Kill List & Sightseers

Click here and here for reviews.

A Field in England

High-Rise (Mary 29/16)

One of the worst, most annoying films ever made, High-Rise follows Tom Hiddleston's Robert Laing, a circa 1970s doctor, as he moves into an exclusive new apartment building and is subsequently drawn into anarchy as the various inhabitants begin to turn on one another. High-Rise, based on J.G. Ballard's disaster of a novel, announces its less-than-compelling intentions virtually from its opening frames, as director Ben Wheatley, working from a script by Amy Jump, kicks the proceedings off with a nonsensical first act that sets a tone of abject incompetence and infuriating surreality.
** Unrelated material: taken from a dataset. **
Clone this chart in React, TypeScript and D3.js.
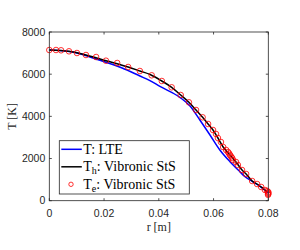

It's clear, too, that High-Rise's overall atmosphere of incompetence is compounded and perpetuated by Wheatley's almost shocking lack of original ideas, as the movie essentially comes off as a riff on other, better endeavors from scene to scene. (Kubrick is clearly a huge influence on Wheatley and it often feels as though he's told his collaborators to essentially copy the look and feel of A Clockwork Orange.) There's virtually nothing within High-Rise that makes even an ounce of sense within any given scene, as Wheatley abandons any pretense of logic or narrative flow right from the get-go in favor of a stylish (yet hopelessly empty) satire of class resentment. And as intolerable as the movie's first half may be, High-Rise's progressively baffling vibe - eg why does Laing not just leave the building? - ensures it takes an almost Herculean willpower to remain seated right through to the bitter, anticlimactic end. It's ultimately difficult to easily recall a more misguided and interminable trainwreck of a movie than High-Rise, with the movie's complete failure impossible to deny and its total lack of positive attributes impressive in its audacity (ie this is the kind of film that will be studied in the years and decades to come of what not to do).